In one video, Bruton gives reviews of each of the prisons he stayed in, ranking them from cleanest to dirtiest. (The worst, he says, was a specific building at a prison in northeast Florida so infested with roaches that he says he could see the walls moving at night). In another, he discusses the importance of staying physically fit in prison and exercises one can perform in confinement.

There are videos in which he demonstrates assorted prison hacks like how to create a crude heating implement that prisoners use to boil noodles or other foodstuffs in their cells.

Some videos are recorded live. Viewers leave comments in real time. Many appear to be people who were once incarcerated themselves. Bruton says he once got a message from a corrections officer in Ohio who told him his footage has been used to train new officers.

He doesn’t shy from talking about why he went to prison. He admits he used to sell drugs. But the case that cost him a decade involved a fatal hit-and-run. Media accounts say that a man named Michael Pierce was killed when he was hit by a commercial dump truck outside his Jacksonville home. In one of his videos, Bruton details the circumstances from his perspective and says the death was an accident and that he didn’t initially know he had hit anyone.

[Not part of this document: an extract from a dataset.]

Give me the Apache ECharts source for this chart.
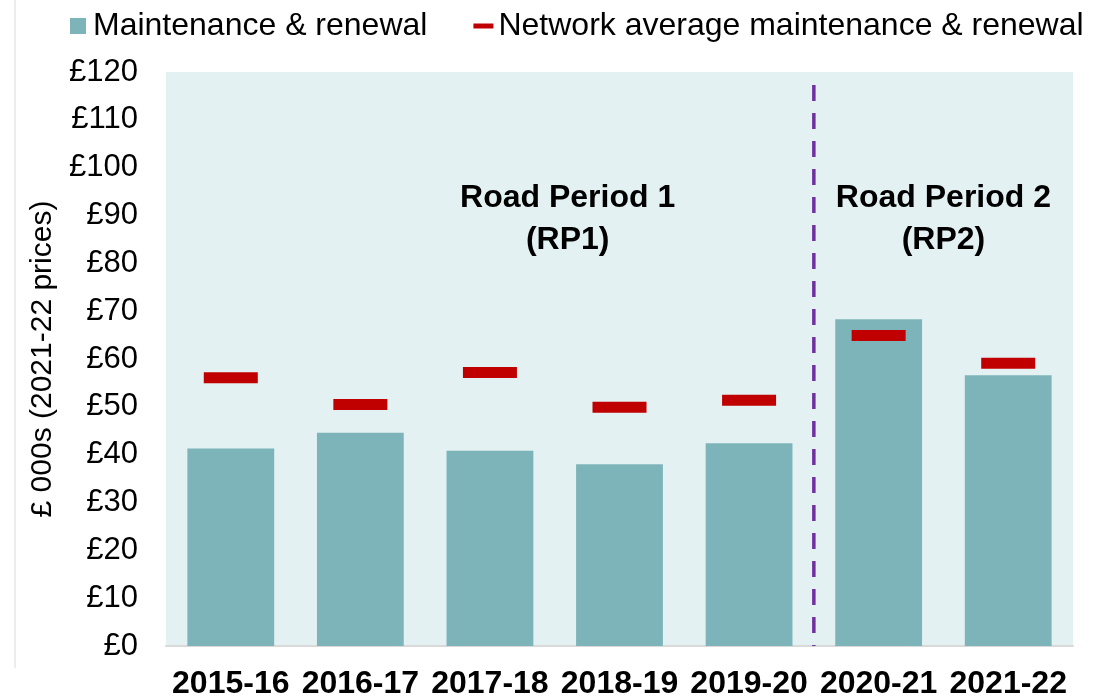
<!DOCTYPE html>
<html>
<head>
<meta charset="utf-8">
<script src="https://cdn.jsdelivr.net/npm/echarts@6/dist/echarts.min.js"></script>
<style>
  html, body { margin: 0; padding: 0; background: #fff; }
  #main { width: 1094px; height: 700px; }
</style>
</head>
<body>
<div id="main"></div>
<script>
// data
var years = ['2015-16', '2016-17', '2017-18', '2018-19', '2019-20', '2020-21', '2021-22'];
var maintenance = [41.3, 44.6, 40.8, 38.0, 42.4, 68.3, 56.6];
var networkAvg = [56.1, 50.5, 57.2, 49.9, 51.4, 64.9, 59.1];
var yTicks = [0, 10, 20, 30, 40, 50, 60, 70, 80, 90, 100, 110, 120];

var FONT = '"Liberation Sans", Arial, sans-serif';

var chart = echarts.init(document.getElementById('main'));

chart.setOption({
	animation: false,
	textStyle: { fontFamily: FONT, color: '#000' },
	graphic: [{
		type: 'line',
		shape: { x1: 15, y1: 0, x2: 15, y2: 668 },
		style: { stroke: '#d9d9d9', lineWidth: 1 }
	}],
	legend: {
		left: 70,
		right: 0,
		top: 10,
		padding: 0,
		itemGap: 46,
		itemWidth: 20,
		itemHeight: 16,
		textStyle: { fontSize: 32, color: '#000', fontFamily: FONT },
		data: [
			{ name: 'Maintenance & renewal', icon: 'path://M0,0h16v16h-16z' },
			{ name: 'Network average maintenance & renewal', icon: 'path://M0,0h20v5h-20z' }
		]
	},
	grid: {
		left: 166,
		right: 21,
		top: 72,
		bottom: 52,
		show: true,
		backgroundColor: '#e3f1f2',
		borderWidth: 0
	},
	xAxis: [{
		type: 'category',
		data: years,
		axisTick: { show: false },
		axisLine: { lineStyle: { color: '#d9d9d9', width: 2 } },
		axisLabel: {
			fontSize: 32,
			fontWeight: 'bold',
			color: '#000',
			margin: 22,
			interval: 0
		}
	}, {
		// hidden helper axis for the period divider and labels
		type: 'value',
		min: 0,
		max: 7,
		show: false
	}],
	yAxis: {
		type: 'value',
		min: yTicks[0],
		max: yTicks[yTicks.length - 1],
		interval: 10,
		name: '£ 000s (2021-22 prices)',
		nameLocation: 'middle',
		nameGap: 108,
		nameTextStyle: { fontSize: 30, color: '#000' },
		splitLine: { show: false },
		axisLine: { show: false },
		axisTick: { show: false },
		axisLabel: {
			fontSize: 31,
			color: '#000',
			margin: 28,
			formatter: function (v) { return '£' + v; }
		}
	},
	series: [{
		name: 'Maintenance & renewal',
		type: 'bar',
		data: maintenance,
		barCategoryGap: '33%',
		itemStyle: { color: '#7db4b9' },
		z: 2
	}, {
		name: 'Network average maintenance & renewal',
		type: 'scatter',
		data: networkAvg,
		symbol: 'rect',
		symbolSize: [54, 11],
		itemStyle: { color: '#c00000', opacity: 1 },
		z: 4
	}, {
		name: 'divider',
		type: 'line',
		xAxisIndex: 1,
		data: [[5, 117.3], [5, 0]],
		symbol: 'none',
		lineStyle: { color: '#7030a0', width: 3.5, type: [16, 12] },
		z: 3
	}, {
		name: 'periods',
		type: 'scatter',
		xAxisIndex: 1,
		symbolSize: 0,
		itemStyle: { opacity: 1 },
		data: [
			{ value: [3.1, 89.2], label: { formatter: 'Road Period 1\n(RP1)' } },
			{ value: [6.0, 89.2], label: { formatter: 'Road Period 2\n(RP2)' } }
		],
		label: {
			show: true,
			position: 'inside',
			fontSize: 32,
			fontWeight: 'bold',
			color: '#000',
			lineHeight: 42,
			align: 'center'
		},
		z: 5
	}]
});
</script>
</body>
</html>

He netted a manslaughter conviction and a sentence of 10 years.

He added a year to his sentence when he and another inmate escaped in 2007 from a work camp in a remote area north of Gainesville. They did it with the help of a female corrections officer who ended up doing a year locked up herself. He recounts the harrowing tale on his channel.

The Florida Department of Corrections is aware of Bruton’s videos but declined to comment on them. Asked specifically about videos that address contraband in prison, the department’s communications office referred a reporter to recent testimony that Department Secretary Mark Inch gave to a legislative committee about their safety and security needs. The office also noted Gov. Ron DeSantis’ budget recommendation of more than $100 million to improve security and upgrade facilities and programs in the state’s prisons.

Asked by a Tampa Bay Times reporter why he does the videos, Bruton mentioned the high rate of incarceration in the U.S. and his message, oft-repeated on YouTube, that no matter what you’ve been through, you can always “bounce back.”

Also, though, there are words of caution.

“I hope that everyone who watches this video never finds their way to prison,” he says in one. “Why? Because prison sucks. Plain and simple. There is nothing fun about it. Stay free.”